(Records excerpted from a collection)
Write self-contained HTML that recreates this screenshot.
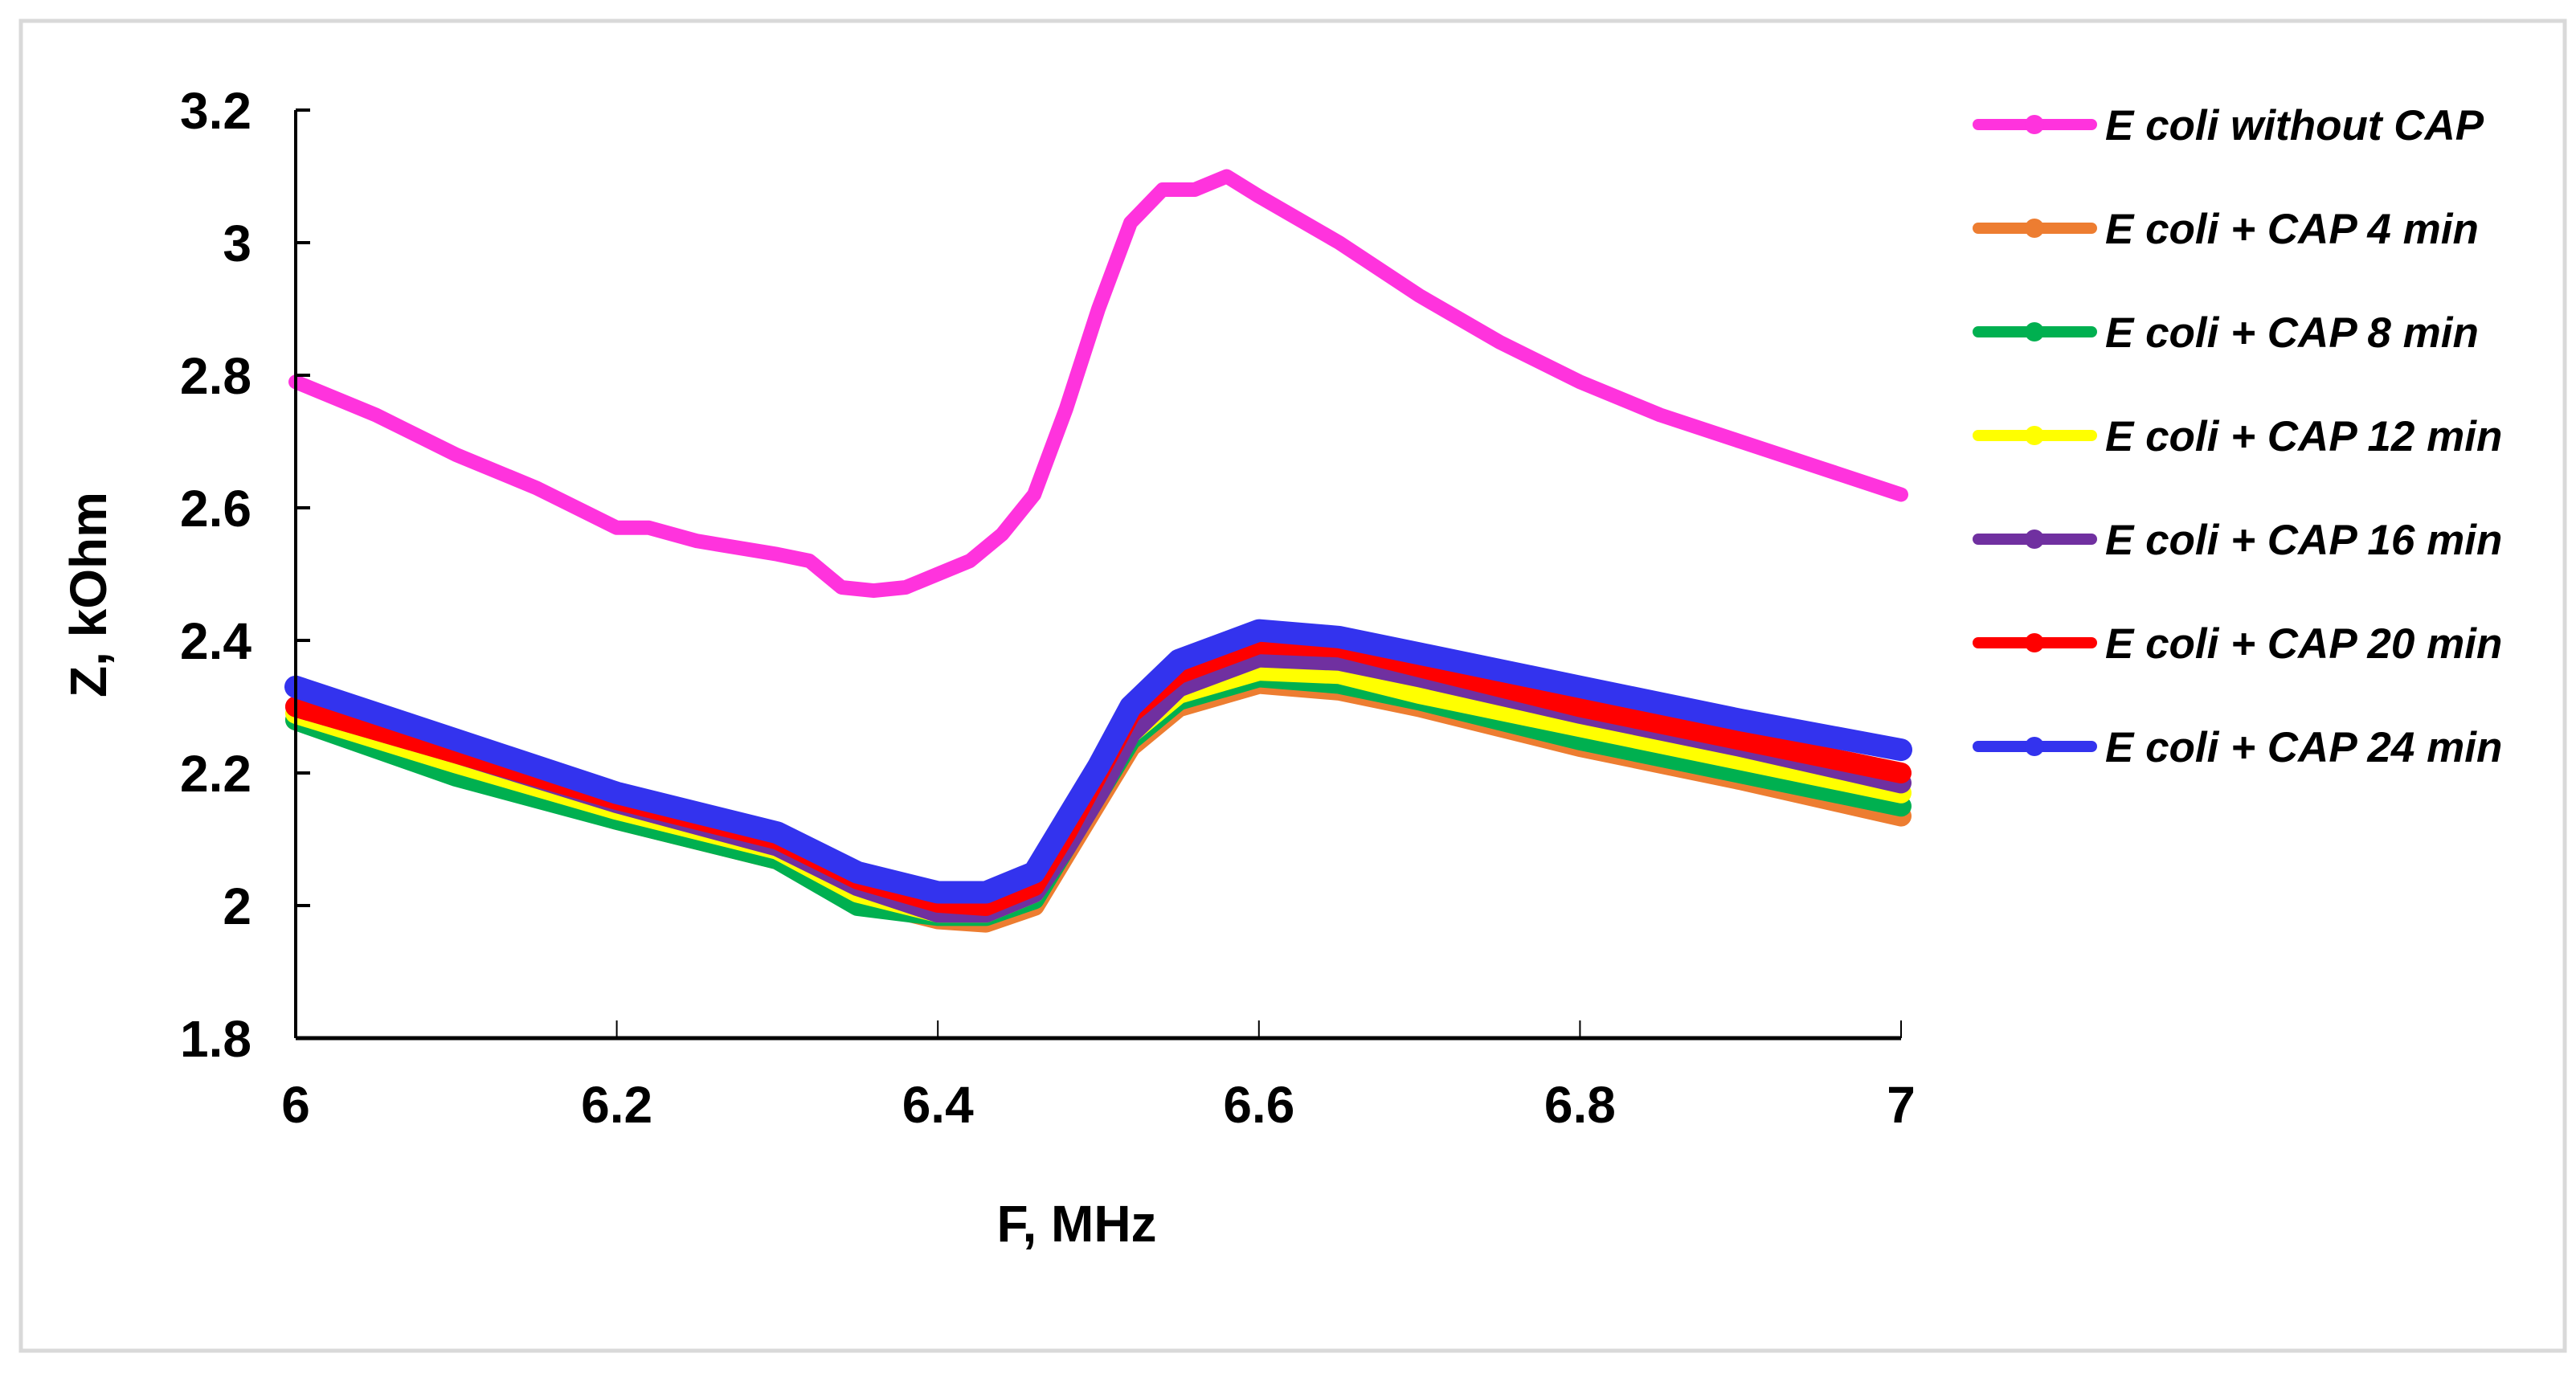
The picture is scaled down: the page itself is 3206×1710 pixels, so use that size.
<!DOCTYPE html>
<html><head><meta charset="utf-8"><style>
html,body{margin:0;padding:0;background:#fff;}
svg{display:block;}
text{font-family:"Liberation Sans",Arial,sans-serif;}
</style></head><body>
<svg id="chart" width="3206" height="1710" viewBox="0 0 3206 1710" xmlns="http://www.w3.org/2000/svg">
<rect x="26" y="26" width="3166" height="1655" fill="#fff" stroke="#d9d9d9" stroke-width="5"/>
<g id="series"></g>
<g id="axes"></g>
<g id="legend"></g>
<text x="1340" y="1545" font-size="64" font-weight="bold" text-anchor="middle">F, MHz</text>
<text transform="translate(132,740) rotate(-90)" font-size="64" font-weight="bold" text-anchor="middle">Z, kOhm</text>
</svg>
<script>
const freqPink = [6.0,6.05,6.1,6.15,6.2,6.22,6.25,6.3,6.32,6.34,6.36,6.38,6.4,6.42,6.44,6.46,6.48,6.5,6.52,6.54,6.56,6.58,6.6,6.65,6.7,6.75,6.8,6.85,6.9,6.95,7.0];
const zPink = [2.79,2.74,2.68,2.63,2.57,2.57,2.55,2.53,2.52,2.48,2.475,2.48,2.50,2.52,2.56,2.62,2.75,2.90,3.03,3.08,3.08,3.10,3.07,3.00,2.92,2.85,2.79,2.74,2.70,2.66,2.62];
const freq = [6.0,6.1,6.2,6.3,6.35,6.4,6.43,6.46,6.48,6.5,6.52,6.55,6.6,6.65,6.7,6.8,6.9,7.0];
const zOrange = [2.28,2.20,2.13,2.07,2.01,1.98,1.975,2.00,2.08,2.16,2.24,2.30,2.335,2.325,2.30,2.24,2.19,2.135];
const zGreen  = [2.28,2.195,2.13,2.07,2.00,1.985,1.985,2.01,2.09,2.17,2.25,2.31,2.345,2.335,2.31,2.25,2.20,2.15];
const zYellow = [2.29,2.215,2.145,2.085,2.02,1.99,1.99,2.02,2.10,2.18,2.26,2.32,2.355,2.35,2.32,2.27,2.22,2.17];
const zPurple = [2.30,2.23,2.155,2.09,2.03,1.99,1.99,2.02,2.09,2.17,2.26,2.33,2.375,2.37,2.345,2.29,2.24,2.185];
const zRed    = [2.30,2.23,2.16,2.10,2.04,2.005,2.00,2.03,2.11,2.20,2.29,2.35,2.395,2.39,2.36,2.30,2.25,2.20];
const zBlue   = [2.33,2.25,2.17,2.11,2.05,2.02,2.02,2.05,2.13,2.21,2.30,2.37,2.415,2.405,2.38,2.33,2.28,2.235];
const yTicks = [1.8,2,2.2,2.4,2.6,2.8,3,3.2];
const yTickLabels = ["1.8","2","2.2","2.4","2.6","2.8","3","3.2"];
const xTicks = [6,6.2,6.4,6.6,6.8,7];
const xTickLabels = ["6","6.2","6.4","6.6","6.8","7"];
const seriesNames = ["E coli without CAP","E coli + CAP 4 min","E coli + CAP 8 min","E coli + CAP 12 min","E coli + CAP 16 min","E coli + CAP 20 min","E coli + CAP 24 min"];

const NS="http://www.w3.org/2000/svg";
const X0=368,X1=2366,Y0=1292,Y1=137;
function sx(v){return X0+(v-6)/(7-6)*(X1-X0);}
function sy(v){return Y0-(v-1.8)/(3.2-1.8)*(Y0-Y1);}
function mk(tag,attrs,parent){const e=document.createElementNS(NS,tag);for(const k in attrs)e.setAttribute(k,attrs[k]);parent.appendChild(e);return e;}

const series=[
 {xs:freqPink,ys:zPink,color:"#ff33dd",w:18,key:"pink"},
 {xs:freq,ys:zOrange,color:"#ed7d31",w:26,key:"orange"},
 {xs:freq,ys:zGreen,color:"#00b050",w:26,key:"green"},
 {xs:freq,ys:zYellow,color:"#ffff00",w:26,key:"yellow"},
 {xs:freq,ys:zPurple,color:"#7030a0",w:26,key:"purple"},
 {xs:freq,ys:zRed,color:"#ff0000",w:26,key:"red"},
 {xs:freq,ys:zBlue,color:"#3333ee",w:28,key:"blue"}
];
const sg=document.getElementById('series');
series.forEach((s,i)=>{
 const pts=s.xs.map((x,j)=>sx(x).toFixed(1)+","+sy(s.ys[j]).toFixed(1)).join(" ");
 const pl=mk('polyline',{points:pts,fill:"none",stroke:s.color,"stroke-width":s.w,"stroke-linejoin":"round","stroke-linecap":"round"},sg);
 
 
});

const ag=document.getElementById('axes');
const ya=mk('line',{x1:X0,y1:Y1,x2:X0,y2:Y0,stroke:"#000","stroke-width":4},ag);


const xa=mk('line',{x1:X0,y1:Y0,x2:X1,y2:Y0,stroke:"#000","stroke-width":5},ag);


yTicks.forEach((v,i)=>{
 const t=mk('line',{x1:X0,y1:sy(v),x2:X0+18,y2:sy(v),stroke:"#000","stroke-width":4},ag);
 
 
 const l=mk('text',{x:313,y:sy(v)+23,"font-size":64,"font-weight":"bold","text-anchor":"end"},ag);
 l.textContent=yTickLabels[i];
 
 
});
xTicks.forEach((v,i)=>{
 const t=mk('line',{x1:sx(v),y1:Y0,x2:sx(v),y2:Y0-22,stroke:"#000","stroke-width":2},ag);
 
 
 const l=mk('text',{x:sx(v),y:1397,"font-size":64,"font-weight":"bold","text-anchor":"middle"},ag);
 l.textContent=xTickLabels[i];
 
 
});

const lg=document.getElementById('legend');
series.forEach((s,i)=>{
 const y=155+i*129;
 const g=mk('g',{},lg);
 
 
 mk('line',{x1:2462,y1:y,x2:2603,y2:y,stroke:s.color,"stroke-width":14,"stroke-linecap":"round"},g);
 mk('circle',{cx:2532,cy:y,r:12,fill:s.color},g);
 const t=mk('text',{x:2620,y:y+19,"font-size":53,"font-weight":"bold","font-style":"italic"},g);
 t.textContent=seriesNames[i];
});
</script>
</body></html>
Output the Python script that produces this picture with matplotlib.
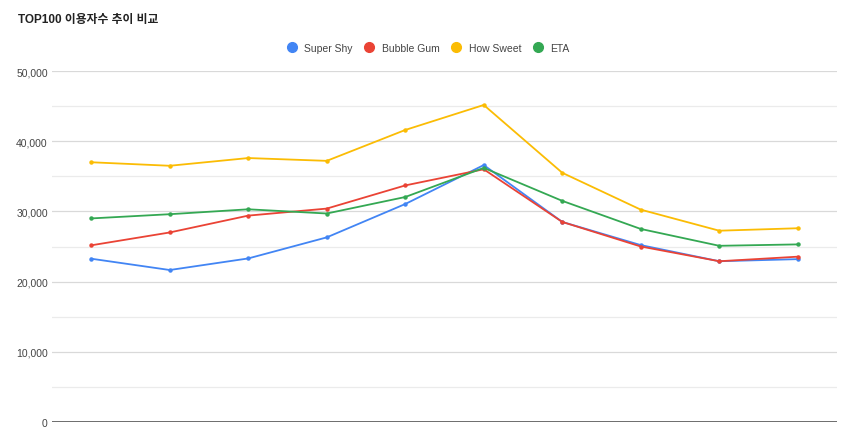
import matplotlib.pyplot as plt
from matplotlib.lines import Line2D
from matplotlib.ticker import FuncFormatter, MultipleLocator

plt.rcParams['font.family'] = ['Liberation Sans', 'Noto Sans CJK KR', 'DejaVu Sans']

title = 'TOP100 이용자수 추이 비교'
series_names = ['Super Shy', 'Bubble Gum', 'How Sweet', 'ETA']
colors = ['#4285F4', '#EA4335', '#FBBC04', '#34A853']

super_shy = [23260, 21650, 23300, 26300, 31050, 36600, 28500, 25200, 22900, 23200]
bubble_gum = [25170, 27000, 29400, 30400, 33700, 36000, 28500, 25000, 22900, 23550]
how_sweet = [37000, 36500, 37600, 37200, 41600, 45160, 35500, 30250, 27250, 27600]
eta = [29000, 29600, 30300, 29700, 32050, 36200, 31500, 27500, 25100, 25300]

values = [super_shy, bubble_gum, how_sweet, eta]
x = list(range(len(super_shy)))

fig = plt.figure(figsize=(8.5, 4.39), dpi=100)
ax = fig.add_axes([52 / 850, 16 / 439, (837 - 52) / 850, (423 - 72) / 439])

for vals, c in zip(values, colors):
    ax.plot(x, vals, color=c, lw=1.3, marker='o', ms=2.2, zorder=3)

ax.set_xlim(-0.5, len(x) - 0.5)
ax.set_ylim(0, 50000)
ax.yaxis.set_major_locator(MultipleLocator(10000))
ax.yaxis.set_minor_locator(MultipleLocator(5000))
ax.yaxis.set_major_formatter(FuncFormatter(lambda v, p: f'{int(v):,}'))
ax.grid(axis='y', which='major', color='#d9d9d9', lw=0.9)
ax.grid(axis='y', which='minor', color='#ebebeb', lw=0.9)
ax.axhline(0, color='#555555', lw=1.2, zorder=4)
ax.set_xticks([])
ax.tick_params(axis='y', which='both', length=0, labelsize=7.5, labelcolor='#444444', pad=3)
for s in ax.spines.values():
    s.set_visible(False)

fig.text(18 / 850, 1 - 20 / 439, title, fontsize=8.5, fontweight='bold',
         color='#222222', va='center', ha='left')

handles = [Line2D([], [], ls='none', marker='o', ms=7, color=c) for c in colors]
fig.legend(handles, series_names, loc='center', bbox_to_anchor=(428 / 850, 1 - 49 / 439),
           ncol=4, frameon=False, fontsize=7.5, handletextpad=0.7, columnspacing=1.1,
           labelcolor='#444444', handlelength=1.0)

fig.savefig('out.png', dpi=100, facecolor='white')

## STATED TASK
Leaving out all pictures, set down exactly the lines of the material above, from the line with "Output the Python" to the line with "colors = ['#4285F4', '#EA4335', '#FBBC04', '#34A853']" inclusive, and no others.

## SOLUTION TO THIS PROBLEM
Output the Python script that produces this picture with matplotlib.
import matplotlib.pyplot as plt
from matplotlib.lines import Line2D
from matplotlib.ticker import FuncFormatter, MultipleLocator

plt.rcParams['font.family'] = ['Liberation Sans', 'Noto Sans CJK KR', 'DejaVu Sans']

title = 'TOP100 이용자수 추이 비교'
series_names = ['Super Shy', 'Bubble Gum', 'How Sweet', 'ETA']
colors = ['#4285F4', '#EA4335', '#FBBC04', '#34A853']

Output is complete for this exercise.